_TASK PROMPT:_ Go through the entries below and copy each line containing the word "this".

_DATA TO PROCESS:_
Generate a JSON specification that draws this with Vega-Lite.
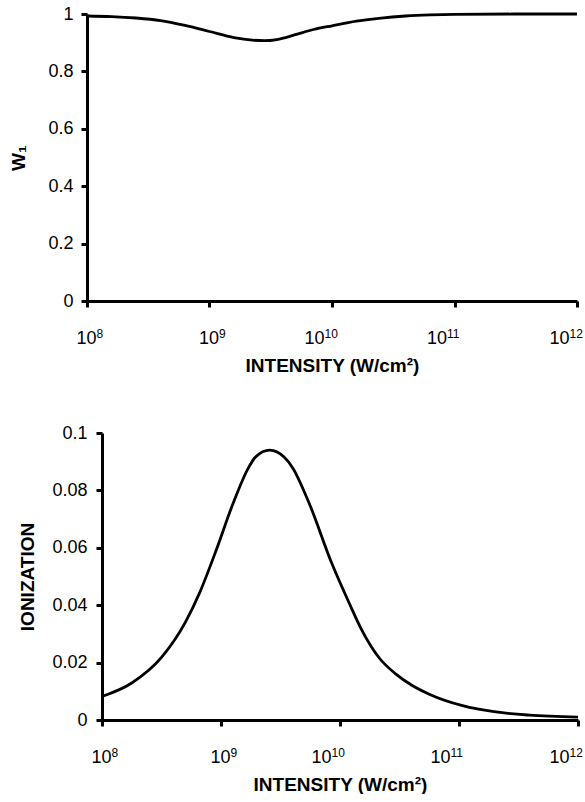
{
  "$schema": "https://vega.github.io/schema/vega-lite/v6.json",
  "background": "white",
  "padding": {"left": 8, "top": 5, "right": 0, "bottom": 0},
  "spacing": 49,
  "config": {
    "view": {"stroke": null},
    "font": "Liberation Sans",
    "axis": {
      "grid": false,
      "domainColor": "black",
      "domainWidth": 3,
      "tickColor": "black",
      "tickWidth": 3,
      "tickSize": 6,
      "labelFont": "Liberation Sans",
      "labelFontSize": 18,
      "labelColor": "black",
      "titleFont": "Liberation Sans",
      "titleFontSize": 19,
      "titleFontWeight": "bold",
      "titleColor": "black"
    }
  },
  "datasets": {
    "w1": [
      {"intensity": 1e8, "value": 0.993},
      {"intensity": 1.585e8, "value": 0.991},
      {"intensity": 2.512e8, "value": 0.986},
      {"intensity": 3.981e8, "value": 0.977},
      {"intensity": 6.310e8, "value": 0.960},
      {"intensity": 1e9, "value": 0.939},
      {"intensity": 1.585e9, "value": 0.918},
      {"intensity": 2.239e9, "value": 0.909},
      {"intensity": 2.818e9, "value": 0.907},
      {"intensity": 3.548e9, "value": 0.911},
      {"intensity": 5.012e9, "value": 0.928},
      {"intensity": 7.079e9, "value": 0.946},
      {"intensity": 1e10, "value": 0.959},
      {"intensity": 1.585e10, "value": 0.975},
      {"intensity": 2.512e10, "value": 0.986},
      {"intensity": 3.981e10, "value": 0.993},
      {"intensity": 6.310e10, "value": 0.997},
      {"intensity": 1e11, "value": 0.999},
      {"intensity": 3.162e11, "value": 1.0},
      {"intensity": 1e12, "value": 1.0}
    ],
    "ion": [
      {"intensity": 1e8, "value": 0.0082},
      {"intensity": 1.778e8, "value": 0.0129},
      {"intensity": 3.162e8, "value": 0.0218},
      {"intensity": 5.012e8, "value": 0.034},
      {"intensity": 6.607e8, "value": 0.0443},
      {"intensity": 9.120e8, "value": 0.0592},
      {"intensity": 1.230e9, "value": 0.0742},
      {"intensity": 1.718e9, "value": 0.0882},
      {"intensity": 1.950e9, "value": 0.0916},
      {"intensity": 2.570e9, "value": 0.0940},
      {"intensity": 3.388e9, "value": 0.0916},
      {"intensity": 3.981e9, "value": 0.0880},
      {"intensity": 5.495e9, "value": 0.0756},
      {"intensity": 8.511e9, "value": 0.0547},
      {"intensity": 1.202e10, "value": 0.0405},
      {"intensity": 1.514e10, "value": 0.0316},
      {"intensity": 2.138e10, "value": 0.0216},
      {"intensity": 2.951e10, "value": 0.0160},
      {"intensity": 3.981e10, "value": 0.0122},
      {"intensity": 5.623e10, "value": 0.0090},
      {"intensity": 1.072e11, "value": 0.0050},
      {"intensity": 2.042e11, "value": 0.0028},
      {"intensity": 3.890e11, "value": 0.0017},
      {"intensity": 1e12, "value": 0.0010}
    ]
  },
  "vconcat": [
    {
      "spacing": 0,
      "hconcat": [
        {
          "width": 1,
          "height": 1,
          "data": {"values": []},
          "mark": {"type": "point", "opacity": 0}
        },
        {
          "width": 490,
          "height": 287,
          "data": {"name": "w1"},
          "layer": [
            {
              "mark": {"type": "line", "color": "black", "strokeWidth": 2.8, "interpolate": "monotone"},
              "encoding": {
                "x": {
                  "field": "intensity", "type": "quantitative",
                  "scale": {"type": "log", "domain": [1e8, 1e12], "nice": false},
                  "axis": {
                    "values": [1e8, 1e9, 1e10, 1e11, 1e12],
                    "labelExpr": "'10'",
                    "labelAlign": "right",
                    "labelBaseline": "alphabetic",
                    "labelPadding": 36,
                    "labelOffset": {"condition": {"test": "datum.value < 5e9", "value": 9}, "value": -8},
                    "title": "INTENSITY (W/cm²)",
                    "titlePadding": 9
                  }
                },
                "y": {
                  "field": "value", "type": "quantitative",
                  "scale": {"domain": [0, 1], "nice": false},
                  "axis": {
                    "values": [0, 0.2, 0.4, 0.6, 0.8, 1],
                    "format": "~g",
                    "title": "W₁",
                    "labelPadding": 8,
                    "titlePadding": 19
                  }
                }
              }
            },
            {
              "mark": {"type": "line", "opacity": 0},
              "encoding": {
                "x": {
                  "field": "intensity", "type": "quantitative",
                  "axis": {
                    "orient": "bottom",
                    "values": [1e8, 1e9, 1e10, 1e11, 1e12],
                    "labelExpr": "'' + round(log(datum.value) / LN10)",
                    "labelAlign": "left",
                    "labelBaseline": "alphabetic",
                    "labelFontSize": 12,
                    "labelPadding": 30,
                    "labelOffset": {"condition": {"test": "datum.value < 5e9", "value": 9}, "value": -8},
                    "domain": false,
                    "tickColor": "transparent",
                    "title": null
                  }
                },
                "y": {"field": "value", "type": "quantitative"}
              }
            }
          ],
          "resolve": {"axis": {"x": "independent"}}
        }
      ]
    },
    {
      "spacing": 0,
      "hconcat": [
        {
          "width": 10,
          "height": 1,
          "data": {"values": []},
          "mark": {"type": "point", "opacity": 0}
        },
        {
          "width": 476,
          "height": 287,
          "data": {"name": "ion"},
          "layer": [
            {
              "mark": {"type": "line", "color": "black", "strokeWidth": 2.8, "interpolate": "monotone"},
              "encoding": {
                "x": {
                  "field": "intensity", "type": "quantitative",
                  "scale": {"type": "log", "domain": [1e8, 1e12], "nice": false},
                  "axis": {
                    "values": [1e8, 1e9, 1e10, 1e11, 1e12],
                    "labelExpr": "'10'",
                    "labelAlign": "right",
                    "labelBaseline": "alphabetic",
                    "labelPadding": 36,
                    "labelOffset": {"condition": {"test": "datum.value < 5e9", "value": 9}, "value": -9},
                    "title": "INTENSITY (W/cm²)",
                    "titlePadding": 9
                  }
                },
                "y": {
                  "field": "value", "type": "quantitative",
                  "scale": {"domain": [0, 0.1], "nice": false},
                  "axis": {
                    "values": [0, 0.02, 0.04, 0.06, 0.08, 0.1],
                    "format": "~g",
                    "title": "IONIZATION",
                    "labelPadding": 9,
                    "titlePadding": 14
                  }
                }
              }
            },
            {
              "mark": {"type": "line", "opacity": 0},
              "encoding": {
                "x": {
                  "field": "intensity", "type": "quantitative",
                  "axis": {
                    "orient": "bottom",
                    "values": [1e8, 1e9, 1e10, 1e11, 1e12],
                    "labelExpr": "'' + round(log(datum.value) / LN10)",
                    "labelAlign": "left",
                    "labelBaseline": "alphabetic",
                    "labelFontSize": 12,
                    "labelPadding": 30,
                    "labelOffset": {"condition": {"test": "datum.value < 5e9", "value": 9}, "value": -9},
                    "domain": false,
                    "tickColor": "transparent",
                    "title": null
                  }
                },
                "y": {"field": "value", "type": "quantitative"}
              }
            }
          ],
          "resolve": {"axis": {"x": "independent"}}
        }
      ]
    }
  ]
}
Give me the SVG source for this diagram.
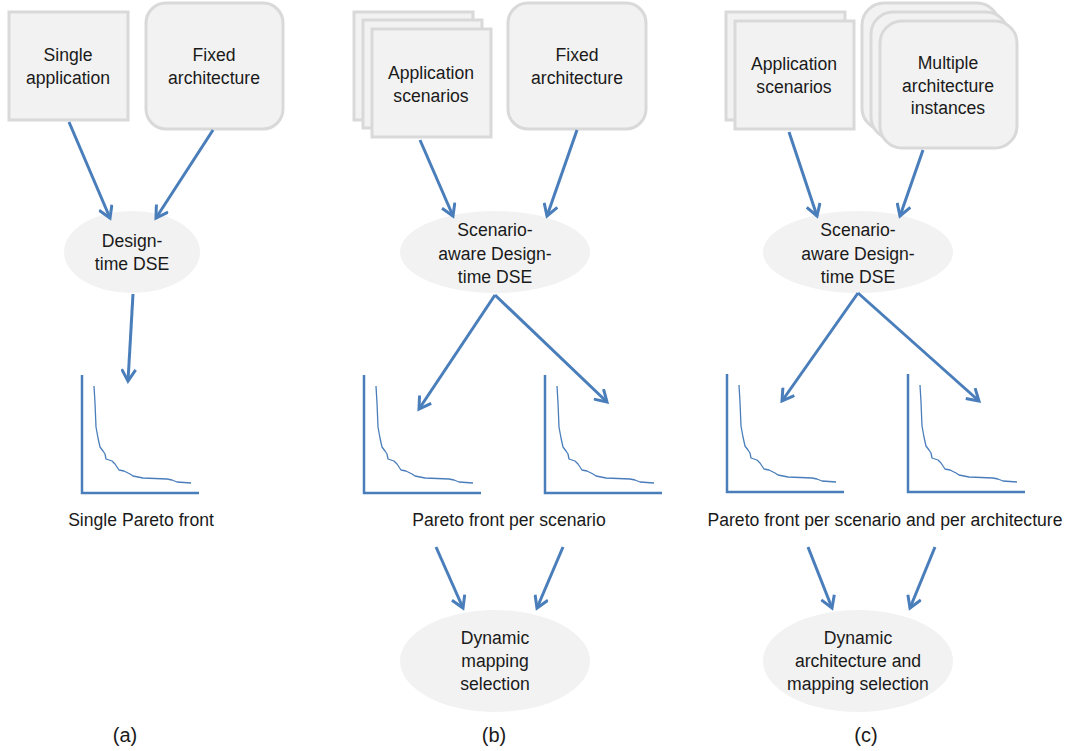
<svg xmlns="http://www.w3.org/2000/svg" xmlns:xlink="http://www.w3.org/1999/xlink" width="1070" height="751" viewBox="0 0 1070 751">
<style>
.box{fill:#f2f2f2;stroke:#d9d9d9;stroke-width:3}
.ell{fill:#f2f2f2}
.t{font-family:"Liberation Sans",Arial,sans-serif;font-size:17.6px;fill:#1a1a1a;text-anchor:middle;dominant-baseline:central}
.lab{font-family:"Liberation Sans",Arial,sans-serif;font-size:20px;fill:#1a1a1a;text-anchor:middle;dominant-baseline:central}
.con line{stroke:#4a7ebb;stroke-width:3;marker-end:url(#ah)}
.axis{fill:none;stroke:#4a7ebb;stroke-width:2.5}
.curve{fill:none;stroke:#4a7ebb;stroke-width:1.3;stroke-linejoin:round}
</style>
<defs>
<marker id="ah" markerUnits="userSpaceOnUse" viewBox="0 0 16 16" refX="13" refY="8" markerWidth="16" markerHeight="16" orient="auto">
<path d="M1.5,1 L13,8 L1.5,15" fill="none" stroke="#4a7ebb" stroke-width="3"/>
</marker>
<g id="pareto">
<path class="axis" d="M0,-118 V0 H117"/>
<path class="curve" d="M12,-107 L13,-90 L14,-66 L16,-55 L18,-46 L21,-42 L23,-39 L24,-34 L27,-33 L30,-32 L33,-29 L35,-26 L37,-23 L42,-22 L44,-21 L48,-19 L51,-17 L56,-16 L61,-15 L85,-14 L90,-13 L95,-11 L109,-10"/>
</g>
</defs>
<rect width="1070" height="751" fill="#ffffff"/>

<!-- Panel (a) -->
<g id="a-single-app">
<rect class="box" x="9" y="12" width="119" height="108"/>
<text class="t" x="68" y="55">Single</text>
<text class="t" x="68" y="78">application</text>
</g>
<g id="a-fixed-arch">
<rect class="box" x="146" y="3" width="137" height="126" rx="20"/>
<text class="t" x="214" y="55">Fixed</text>
<text class="t" x="214" y="78">architecture</text>
</g>
<g id="a-dse">
<ellipse class="ell" cx="132" cy="252" rx="68" ry="41"/>
<text class="t" x="132" y="241">Design-</text>
<text class="t" x="132" y="264">time DSE</text>
</g>
<g id="a-pareto">
<use xlink:href="#pareto" transform="translate(82,493)"/>
<text class="t" x="141" y="520">Single Pareto front</text>
</g>
<text class="lab" x="125" y="735">(a)</text>

<!-- Panel (b) -->
<g id="b-app-scen">
<rect class="box" x="354" y="12" width="119" height="108"/>
<rect class="box" x="363" y="20" width="119" height="108"/>
<rect class="box" x="372" y="29" width="119" height="108"/>
<text class="t" x="431" y="73">Application</text>
<text class="t" x="431" y="96">scenarios</text>
</g>
<g id="b-fixed-arch">
<rect class="box" x="508" y="3" width="138" height="126" rx="20"/>
<text class="t" x="577" y="55">Fixed</text>
<text class="t" x="577" y="78">architecture</text>
</g>
<g id="b-dse">
<ellipse class="ell" cx="495" cy="252" rx="95" ry="41"/>
<text class="t" x="495" y="230">Scenario-</text>
<text class="t" x="495" y="254">aware Design-</text>
<text class="t" x="495" y="277">time DSE</text>
</g>
<g id="b-pareto">
<use xlink:href="#pareto" transform="translate(364,493)"/>
<use xlink:href="#pareto" transform="translate(545,493)"/>
<text class="t" x="509" y="520">Pareto front per scenario</text>
</g>
<g id="b-dyn">
<ellipse class="ell" cx="495" cy="661" rx="95" ry="51"/>
<text class="t" x="495" y="638">Dynamic</text>
<text class="t" x="495" y="661">mapping</text>
<text class="t" x="495" y="684">selection</text>
</g>
<text class="lab" x="494" y="735">(b)</text>

<!-- Panel (c) -->
<g id="c-app-scen">
<rect class="box" x="726" y="12" width="119" height="108"/>
<rect class="box" x="735" y="21" width="119" height="108"/>
<text class="t" x="794" y="64">Application</text>
<text class="t" x="794" y="87">scenarios</text>
</g>
<g id="c-multi-arch">
<rect class="box" x="862" y="3" width="137" height="127" rx="22"/>
<rect class="box" x="871" y="12" width="137" height="127" rx="22"/>
<rect class="box" x="880" y="21" width="137" height="127" rx="22"/>
<text class="t" x="948" y="63">Multiple</text>
<text class="t" x="948" y="86">architecture</text>
<text class="t" x="948" y="108">instances</text>
</g>
<g id="c-dse">
<ellipse class="ell" cx="858" cy="252" rx="95" ry="41"/>
<text class="t" x="858" y="230">Scenario-</text>
<text class="t" x="858" y="254">aware Design-</text>
<text class="t" x="858" y="277">time DSE</text>
</g>
<g id="c-pareto">
<use xlink:href="#pareto" transform="translate(727,492)"/>
<use xlink:href="#pareto" transform="translate(908,492)"/>
<text class="t" x="885" y="520">Pareto front per scenario and per architecture</text>
</g>
<g id="c-dyn">
<ellipse class="ell" cx="858" cy="661" rx="95" ry="51"/>
<text class="t" x="858" y="638">Dynamic</text>
<text class="t" x="858" y="661">architecture and</text>
<text class="t" x="858" y="684">mapping selection</text>
</g>
<text class="lab" x="866" y="735">(c)</text>

<!-- Connectors -->
<g id="connectors" class="con">
<line x1="69" y1="122" x2="110" y2="218"/>
<line x1="213" y1="130" x2="156" y2="218"/>
<line x1="133" y1="294" x2="128" y2="381"/>
<line x1="420" y1="140" x2="453" y2="216"/>
<line x1="577" y1="130" x2="547" y2="216"/>
<line x1="495" y1="295" x2="419" y2="409"/>
<line x1="495" y1="295" x2="607" y2="402"/>
<line x1="436" y1="547" x2="463" y2="608"/>
<line x1="563" y1="547" x2="537" y2="608"/>
<line x1="789" y1="132" x2="817" y2="216"/>
<line x1="923" y1="150" x2="900" y2="216"/>
<line x1="858" y1="293" x2="782" y2="401"/>
<line x1="858" y1="293" x2="979" y2="401"/>
<line x1="808" y1="547" x2="832" y2="608"/>
<line x1="935" y1="547" x2="910" y2="608"/>
</g>
</svg>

_RESULT OF THE EXERCISE:_
Generate a JSON specification that draws this with Vega-Lite.
Give me the SVG source for this diagram.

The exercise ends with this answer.